A NEW GAR­MENT is about to join Columbo’s mac, Dick Tracy’s yel­low trench and Berg­erac’s leather jacket in the pan­theon of screen-de­tec­tive ac­cou­trements. The green parka worn by Michael Fass­ben­der’s driven Oslo ’tec Harry Hole in The

Snow­man may soon be just as recog­nis­able, the kind of state­ment made by a man too busy solv­ing mur­ders to fret about fash­ion. “An iconic out­fit is im­por­tant for these things,” says Fass­ben­der. “Will it be­come ubiq­ui­tous? I hope so. I have dif­fer­ent jumpers, but they’re the only things that’ll change.”

The cre­ation of Nor­we­gian crime writer Jo Nesbø, Harry Hole has starred in ten dif­fer­ent nov­els, with an­other on the way. Num­ber seven, 2007’s The Snow­man, is the first to get a movie adap­ta­tion, bring­ing the off­beat gumshoe (his favourite band: Slip­knot) to a whole new au­di­ence. “A lot of times when you have these char­ac­ters, they’re almost bul­let­proof,” Fass­ben­der con­tin­ues, “but Harry seems like a real hu­man be­ing. He’s got a lot of flaws.”

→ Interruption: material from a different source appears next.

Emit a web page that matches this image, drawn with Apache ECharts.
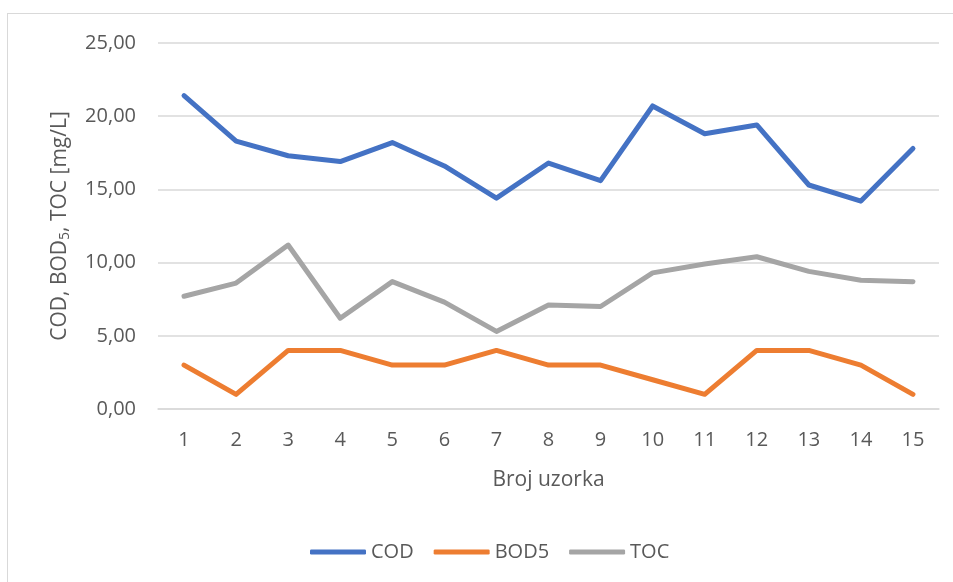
<!DOCTYPE html>
<html>
<head>
<meta charset="utf-8">
<script src="https://cdn.jsdelivr.net/npm/echarts@6/dist/echarts.min.js"></script>
<style>
html, body { margin: 0; padding: 0; background: #ffffff; }
#frame { position: absolute; left: 7px; top: 13px; width: 1000px; height: 600px; border: 1.5px solid #d9d9d9; }
#chart { position: absolute; left: 0; top: 0; width: 953px; height: 582px; }
</style>
</head>
<body>
<div id="frame"></div>
<div id="chart"></div>
<script>
// uzorci 1..15
var categories = ['1', '2', '3', '4', '5', '6', '7', '8', '9', '10', '11', '12', '13', '14', '15']
var codValues = [21.4, 18.3, 17.3, 16.9, 18.2, 16.6, 14.4, 16.8, 15.6, 20.7, 18.8, 19.4, 15.3, 14.2, 17.8]
var bod5Values = [3, 1, 4, 4, 3, 3, 4, 3, 3, 2, 1, 4, 4, 3, 1]
var tocValues = [7.7, 8.6, 11.2, 6.2, 8.7, 7.3, 5.3, 7.1, 7.0, 9.3, 9.9, 10.4, 9.4, 8.8, 8.7]
var yTicks = { min: 0, max: 25, interval: 5 }

var font = '"Open Sans", "Liberation Sans", sans-serif'
var textColor = '#595959'

var chart = echarts.init(document.getElementById('chart'))

function lineSeries (name, data, color) {
  return {
    name: name,
    type: 'line',
    data: data,
    symbol: 'none',
    lineStyle: { width: 5, color: color, cap: 'round', join: 'round' },
    itemStyle: { color: color },
    animation: false
  }
}

var option = {
  animation: false,
  textStyle: { fontFamily: font },
  grid: { left: 158, right: 14, top: 43, bottom: 173 },
  legend: {
    top: 537,
    left: 305,
    itemWidth: 56,
    itemHeight: 5,
    itemGap: 20,
    icon: 'roundRect',
    textStyle: { color: textColor, fontSize: 20, fontFamily: font },
    data: ['COD', 'BOD5', 'TOC']
  },
  xAxis: {
    type: 'category',
    data: categories,
    boundaryGap: true,
    name: 'Broj uzorka',
    nameLocation: 'middle',
    nameGap: 61,
    nameTextStyle: { color: textColor, fontSize: 21, fontFamily: font },
    axisLine: { show: true, lineStyle: { color: '#d9d9d9', width: 1.5 } },
    axisTick: { show: false },
    axisLabel: { color: textColor, fontSize: 20, margin: 21, fontFamily: font }
  },
  yAxis: {
    type: 'value',
    min: yTicks.min,
    max: yTicks.max,
    interval: yTicks.interval,
    name: 'COD, BOD{sub|5}, TOC [mg/L]',
    nameLocation: 'middle',
    nameGap: 86,
    nameRotate: 90,
    nameTextStyle: {
      color: textColor,
      fontSize: 21,
      fontFamily: font,
      rich: {
        sub: { fontSize: 14, color: textColor, fontFamily: font, verticalAlign: 'bottom', padding: [10, 0, 0, 0] }
      }
    },
    axisLine: { show: false },
    axisTick: { show: false },
    splitLine: { lineStyle: { color: '#d9d9d9', width: 1.5 } },
    axisLabel: {
      color: textColor,
      fontSize: 20,
      margin: 22,
      fontFamily: font,
      formatter: function (v) { return v.toFixed(2).replace('.', ',') }
    }
  },
  series: [
    lineSeries('COD', codValues, '#4472c4'),
    lineSeries('BOD5', bod5Values, '#ed7d31'),
    lineSeries('TOC', tocValues, '#a5a5a5')
  ]
}

chart.setOption(option)
</script>
</body>
</html>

On the trail of Nor­way’s first se­rial killer and con­fronted at each crime scene by a macabre snow­man, Hole has his work cut out. So, too, did Fass­ben­der in re­al­is­ing the char­ac­ter, right down to the con­tents of his jacket pock­ets. “He’s writ­ten so well in the books,” he says of Nesbø’s punchy prose. “He loves his job and he hates it.” And in those pock­ets? Cig­gies, lighter, po­lice badge, sweets and a black note­book. “They’re big pock­ets,” laughs the star.